There are drawbacks to these statistics (namely +/-), of course, but given the amount we have – four seasons worth – indicating Batum is a bigger liability on defense than he is an asset on offense, his reputation as a player is hardly justified. Not to mention the Blazers’ steadfast refusal to consider Minny’s offer of Williams (and Webster) and the ramifications of Batum’s new contract that will pay him well in excess of 10 million dollars per season. Portland, essentially and through a glass half-empty lens, is sacrificing considerable future cap flexibility and the acquisition of a still very good prospect for a player that does more harm than good. Where’s the sense in that?
This team, assuming Indiana matches the offer to Hibbert and Batum is retained, is one that can only go so far. LaMarucs Aldridge is a star, Wesley Matthews is a nice two-way player, Damian Lillard has some potential as a scoring lead-guard (though how much is in question given his age and lack of NCAA competition), and then there’s Batum. That’s a solid quartet to build on, but one that is missing another player at or near Aldridge’s level and doesn’t have unlimited salary cap flexibility given the annual numbers to he and Batum. And if the latter doesn’t improve and start to actually help the Blazers, that’s a contract that’s potentially damaging and hard to move.
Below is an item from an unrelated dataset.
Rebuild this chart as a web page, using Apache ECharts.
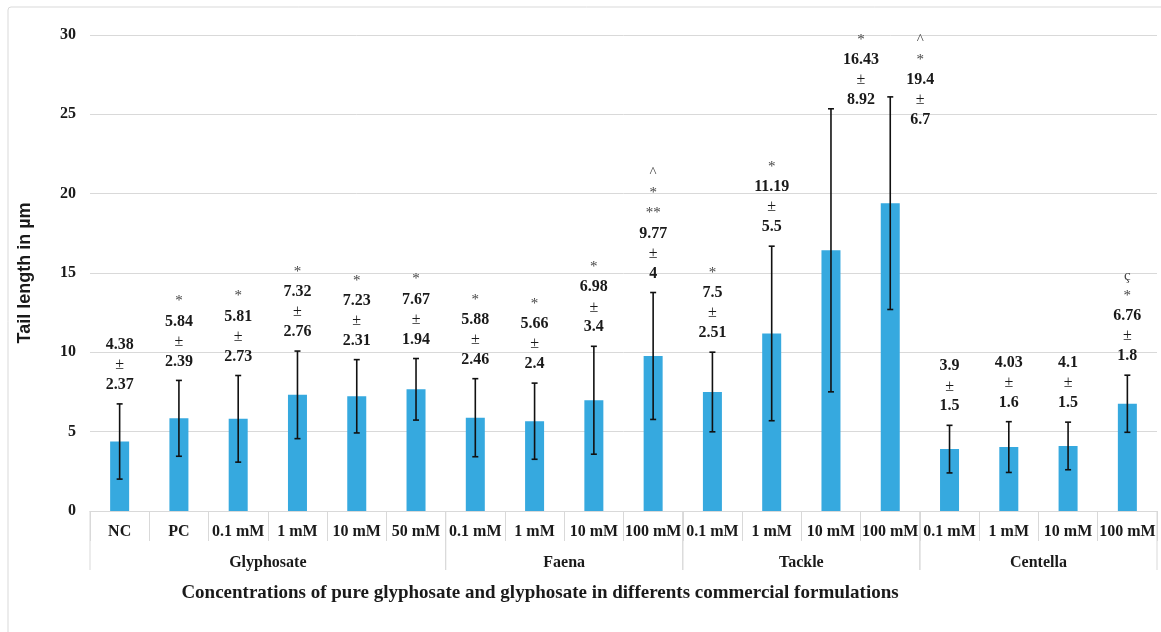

The smarter play, then, is to bite the bullet, come a bit closer to re-building and complete the Batum-Williams deal with Minnesota. A could-be star in Williams and future cap room is well worth several wins and a chance at the playoffs next season, and if Williams fails to develop Portland would be able to start all over again when he and Aldridge are free agents in 2015. It seems all for naught, though, and Portland will do the easy thing to placate fans and the organization’s present state and simply match Batum’s offer sheet. Whether or not doing that or the opposite will ultimately yield to more success for the Blazers nobody knows for sure, but only the latter option offers them the potential to eventually threaten for the Western Conference crown that’s eluded them for 20 years.